BEGIN RECORD EXTRACTS

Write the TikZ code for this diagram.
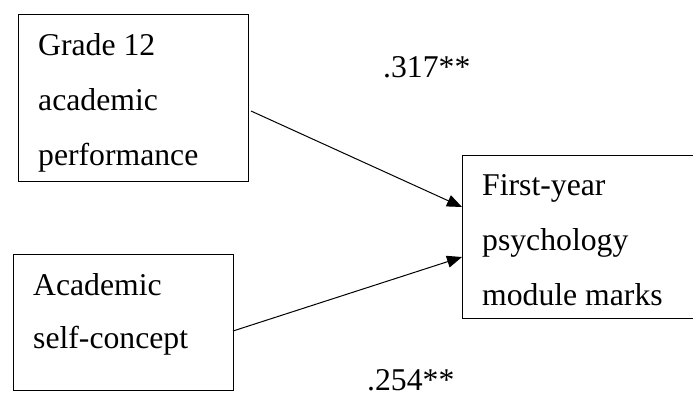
\documentclass[tikz,border=0pt]{standalone}
\usepackage{fontspec}
\setmainfont{Liberation Serif}
\usetikzlibrary{arrows.meta}
\begin{document}
\begin{tikzpicture}[x=1pt,y=-1pt,
  box/.style={draw, line width=1pt, inner sep=0pt, anchor=north west},
  lbl/.style={anchor=base west, inner sep=0pt, font=\fontsize{31.7}{38}\selectfont},
  conn/.style={line width=1pt, -{Triangle[length=15pt,width=12pt]}}]
\useasboundingbox (0,0) rectangle (693,392);
\node[box, minimum width=230pt, minimum height=167pt] (b1) at (18,14) {};
\node[box, minimum width=250pt, minimum height=163pt] (b3) at (462,155) {};
\node[box, minimum width=220pt, minimum height=136pt] (b2) at (13,254) {};
\node[lbl] (t1a) at (38,55) {Grade 12};
\node[lbl] (t1b) at (38,110) {academic};
\node[lbl] (t1c) at (38,165) {performance};
\node[lbl] (t2a) at (33,295) {Academic};
\node[lbl] (t2b) at (33,348) {self-concept};
\node[lbl] (t3a) at (482,195) {First-year};
\node[lbl] (t3b) at (482,250) {psychology};
\node[lbl] (t3c) at (482,305) {module marks};
\node[lbl] (l1) at (383,77) {.317**};
\node[lbl] (l2) at (367,390) {.254**};
\coordinate (s1) at (251,111);
\coordinate (e1) at (462,207);
\coordinate (s2) at (233,331);
\coordinate (e2) at (462,257);
\draw[conn] (s1) -- (e1);
\draw[conn] (s2) -- (e2);
\end{tikzpicture}
\end{document}
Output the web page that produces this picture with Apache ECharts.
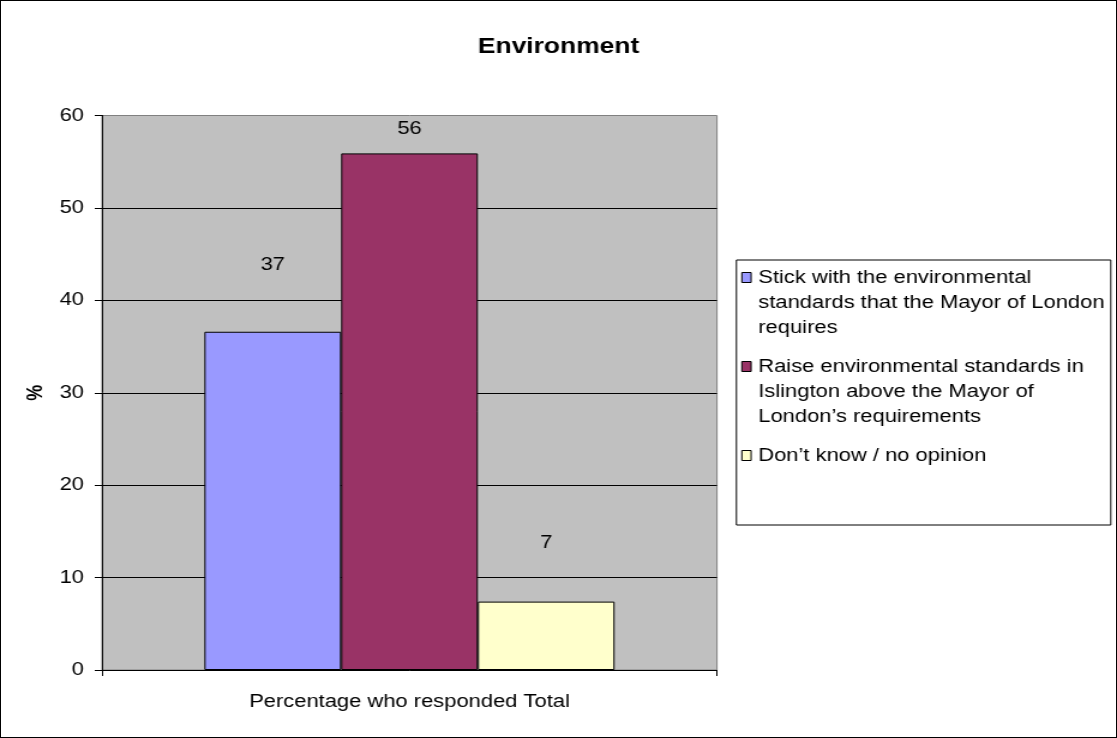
<!DOCTYPE html>
<html>
<head>
<meta charset="utf-8">
<title>Environment</title>
<script src="https://cdn.jsdelivr.net/npm/echarts@6/dist/echarts.min.js"></script>
<style>
  html, body { margin: 0; padding: 0; background: #fff; overflow: hidden; }
  #frame { position: relative; width: 1117px; height: 738px; overflow: hidden; }
  /* the chart is laid out on a narrower canvas and widened, giving the broad lettering of the sheet export */
  #chart { position: absolute; left: 0; top: 0; width: 931px; height: 738px;
           transform-origin: 0 0; transform: scaleX(1.19979); }
  #border { position: absolute; left: 0; top: 0; width: 1117px; height: 738px;
            box-sizing: border-box; border: 1px solid #000; pointer-events: none; }
</style>
</head>
<body>
<div id="frame"><div id="chart"></div><div id="border"></div></div>
<script>
// ---- data ----
const chartTitle = 'Environment';
const categories = ['Percentage who responded Total'];
const seriesNames = [
  'Stick with the environmental standards that the Mayor of London requires',
  'Raise environmental standards in Islington above the Mayor of London’s requirements',
  'Don’t know / no opinion'
];
const seriesValues = [36.6, 55.9, 7.4];
const legendLines = [
  ['Stick with the environmental', 'standards that the Mayor of London', 'requires'],
  ['Raise environmental standards in', 'Islington above the Mayor of', 'London’s requirements'],
  ['Don’t know / no opinion']
];
const yAxisName = '%';
const yMin = 0, yMax = 60, yStep = 10;

// ---- styling ----
const colors = ['#9999FF', '#993366', '#FFFFCC'];
const labelLift = [58, 15, 50];
const FONT = '"Liberation Sans", Arial, sans-serif';

const chart = echarts.init(document.getElementById('chart'), null, { renderer: 'canvas' });

// legend drawn as a framed key box, icons aligned with the first text line
const legendBox = { x: 613.8, y: 260, w: 312, h: 265 };
const lineH = 25, itemGap = 14;
const legendChildren = [{
  type: 'rect',
  shape: { x: legendBox.x, y: legendBox.y, width: legendBox.w, height: legendBox.h },
  style: { fill: '#fff', stroke: '#000', lineWidth: 1 }
}];
let textTop = 265.5;
legendLines.forEach((lines, i) => {
  legendChildren.push({
    type: 'rect',
    shape: { x: 618.3, y: textTop + 7, width: 7.75, height: 10 },
    style: { fill: colors[i], stroke: '#000', lineWidth: 1 }
  });
  legendChildren.push({
    type: 'text',
    x: 632, y: textTop,
    style: {
      text: lines.join('\n'),
      fontFamily: FONT, fontSize: 18.3, lineHeight: lineH,
      fill: '#000', verticalAlign: 'top', align: 'left'
    }
  });
  textTop += lines.length * lineH + itemGap;
});

const option = {
  animation: false,
  backgroundColor: '#fff',
  title: {
    text: chartTitle,
    left: 'center',
    top: 31,
    textStyle: { fontFamily: FONT, fontSize: 22, fontWeight: 'bold', color: '#000' }
  },
  grid: {
    left: 85, right: 333.4, top: 115.5, bottom: 68,
    show: true, backgroundColor: '#C0C0C0', borderColor: '#808080', borderWidth: 1,
    containLabel: false
  },
  xAxis: {
    type: 'category',
    data: categories,
    boundaryGap: true,
    axisLine: { show: true, lineStyle: { color: '#000', width: 1 } },
    axisTick: { show: true, length: 6, lineStyle: { color: '#000' } },
    axisLabel: { margin: 23, color: '#000', fontFamily: FONT, fontSize: 18.3 },
    splitLine: { show: false }
  },
  yAxis: {
    type: 'value',
    min: yMin, max: yMax, interval: yStep,
    name: yAxisName,
    nameLocation: 'middle',
    nameGap: 42,
    nameTextStyle: { fontFamily: FONT, fontSize: 18, fontWeight: 'bold', color: '#000' },
    axisLine: { show: true, lineStyle: { color: '#000', width: 1 } },
    axisTick: { show: true, length: 6, lineStyle: { color: '#000' } },
    axisLabel: { margin: 15, color: '#000', fontFamily: FONT, fontSize: 18.3 },
    splitLine: { show: true, showMinLine: false, showMaxLine: false, lineStyle: { color: '#000', width: 1 } }
  },
  series: seriesNames.map((name, i) => ({
    name: name,
    type: 'bar',
    data: [seriesValues[i]],
    barGap: '0%',
    barCategoryGap: '33.3%',
    itemStyle: { color: colors[i], borderColor: '#000', borderWidth: 1 },
    label: {
      show: true,
      position: 'top',
      distance: labelLift[i],
      formatter: (p) => String(Math.round(p.value)),
      color: '#000', fontFamily: FONT, fontSize: 18.3
    }
  })),
  graphic: [{ type: 'group', children: legendChildren }]
};

chart.setOption(option);
</script>
</body>
</html>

END RECORD EXTRACTS

# [WHAT TO DO]
Print the complete listing exactly as it stands, without its pictures.

# [WRITTEN ANSWER]
Write the TikZ code for this diagram.
\documentclass[tikz,border=0pt]{standalone}
\usepackage{fontspec}
\setmainfont{Liberation Serif}
\usetikzlibrary{arrows.meta}
\begin{document}
\begin{tikzpicture}[x=1pt,y=-1pt,
  box/.style={draw, line width=1pt, inner sep=0pt, anchor=north west},
  lbl/.style={anchor=base west, inner sep=0pt, font=\fontsize{31.7}{38}\selectfont},
  conn/.style={line width=1pt, -{Triangle[length=15pt,width=12pt]}}]
\useasboundingbox (0,0) rectangle (693,392);
\node[box, minimum width=230pt, minimum height=167pt] (b1) at (18,14) {};
\node[box, minimum width=250pt, minimum height=163pt] (b3) at (462,155) {};
\node[box, minimum width=220pt, minimum height=136pt] (b2) at (13,254) {};
\node[lbl] (t1a) at (38,55) {Grade 12};
\node[lbl] (t1b) at (38,110) {academic};
\node[lbl] (t1c) at (38,165) {performance};
\node[lbl] (t2a) at (33,295) {Academic};
\node[lbl] (t2b) at (33,348) {self-concept};
\node[lbl] (t3a) at (482,195) {First-year};
\node[lbl] (t3b) at (482,250) {psychology};
\node[lbl] (t3c) at (482,305) {module marks};
\node[lbl] (l1) at (383,77) {.317**};
\node[lbl] (l2) at (367,390) {.254**};
\coordinate (s1) at (251,111);
\coordinate (e1) at (462,207);
\coordinate (s2) at (233,331);
\coordinate (e2) at (462,257);
\draw[conn] (s1) -- (e1);
\draw[conn] (s2) -- (e2);
\end{tikzpicture}
\end{document}
Output the web page that produces this picture with Apache ECharts.
<!DOCTYPE html>
<html>
<head>
<meta charset="utf-8">
<title>Environment</title>
<script src="https://cdn.jsdelivr.net/npm/echarts@6/dist/echarts.min.js"></script>
<style>
  html, body { margin: 0; padding: 0; background: #fff; overflow: hidden; }
  #frame { position: relative; width: 1117px; height: 738px; overflow: hidden; }
  /* the chart is laid out on a narrower canvas and widened, giving the broad lettering of the sheet export */
  #chart { position: absolute; left: 0; top: 0; width: 931px; height: 738px;
           transform-origin: 0 0; transform: scaleX(1.19979); }
  #border { position: absolute; left: 0; top: 0; width: 1117px; height: 738px;
            box-sizing: border-box; border: 1px solid #000; pointer-events: none; }
</style>
</head>
<body>
<div id="frame"><div id="chart"></div><div id="border"></div></div>
<script>
// ---- data ----
const chartTitle = 'Environment';
const categories = ['Percentage who responded Total'];
const seriesNames = [
  'Stick with the environmental standards that the Mayor of London requires',
  'Raise environmental standards in Islington above the Mayor of London’s requirements',
  'Don’t know / no opinion'
];
const seriesValues = [36.6, 55.9, 7.4];
const legendLines = [
  ['Stick with the environmental', 'standards that the Mayor of London', 'requires'],
  ['Raise environmental standards in', 'Islington above the Mayor of', 'London’s requirements'],
  ['Don’t know / no opinion']
];
const yAxisName = '%';
const yMin = 0, yMax = 60, yStep = 10;

// ---- styling ----
const colors = ['#9999FF', '#993366', '#FFFFCC'];
const labelLift = [58, 15, 50];
const FONT = '"Liberation Sans", Arial, sans-serif';

const chart = echarts.init(document.getElementById('chart'), null, { renderer: 'canvas' });

// legend drawn as a framed key box, icons aligned with the first text line
const legendBox = { x: 613.8, y: 260, w: 312, h: 265 };
const lineH = 25, itemGap = 14;
const legendChildren = [{
  type: 'rect',
  shape: { x: legendBox.x, y: legendBox.y, width: legendBox.w, height: legendBox.h },
  style: { fill: '#fff', stroke: '#000', lineWidth: 1 }
}];
let textTop = 265.5;
legendLines.forEach((lines, i) => {
  legendChildren.push({
    type: 'rect',
    shape: { x: 618.3, y: textTop + 7, width: 7.75, height: 10 },
    style: { fill: colors[i], stroke: '#000', lineWidth: 1 }
  });
  legendChildren.push({
    type: 'text',
    x: 632, y: textTop,
    style: {
      text: lines.join('\n'),
      fontFamily: FONT, fontSize: 18.3, lineHeight: lineH,
      fill: '#000', verticalAlign: 'top', align: 'left'
    }
  });
  textTop += lines.length * lineH + itemGap;
});

const option = {
  animation: false,
  backgroundColor: '#fff',
  title: {
    text: chartTitle,
    left: 'center',
    top: 31,
    textStyle: { fontFamily: FONT, fontSize: 22, fontWeight: 'bold', color: '#000' }
  },
  grid: {
    left: 85, right: 333.4, top: 115.5, bottom: 68,
    show: true, backgroundColor: '#C0C0C0', borderColor: '#808080', borderWidth: 1,
    containLabel: false
  },
  xAxis: {
    type: 'category',
    data: categories,
    boundaryGap: true,
    axisLine: { show: true, lineStyle: { color: '#000', width: 1 } },
    axisTick: { show: true, length: 6, lineStyle: { color: '#000' } },
    axisLabel: { margin: 23, color: '#000', fontFamily: FONT, fontSize: 18.3 },
    splitLine: { show: false }
  },
  yAxis: {
    type: 'value',
    min: yMin, max: yMax, interval: yStep,
    name: yAxisName,
    nameLocation: 'middle',
    nameGap: 42,
    nameTextStyle: { fontFamily: FONT, fontSize: 18, fontWeight: 'bold', color: '#000' },
    axisLine: { show: true, lineStyle: { color: '#000', width: 1 } },
    axisTick: { show: true, length: 6, lineStyle: { color: '#000' } },
    axisLabel: { margin: 15, color: '#000', fontFamily: FONT, fontSize: 18.3 },
    splitLine: { show: true, showMinLine: false, showMaxLine: false, lineStyle: { color: '#000', width: 1 } }
  },
  series: seriesNames.map((name, i) => ({
    name: name,
    type: 'bar',
    data: [seriesValues[i]],
    barGap: '0%',
    barCategoryGap: '33.3%',
    itemStyle: { color: colors[i], borderColor: '#000', borderWidth: 1 },
    label: {
      show: true,
      position: 'top',
      distance: labelLift[i],
      formatter: (p) => String(Math.round(p.value)),
      color: '#000', fontFamily: FONT, fontSize: 18.3
    }
  })),
  graphic: [{ type: 'group', children: legendChildren }]
};

chart.setOption(option);
</script>
</body>
</html>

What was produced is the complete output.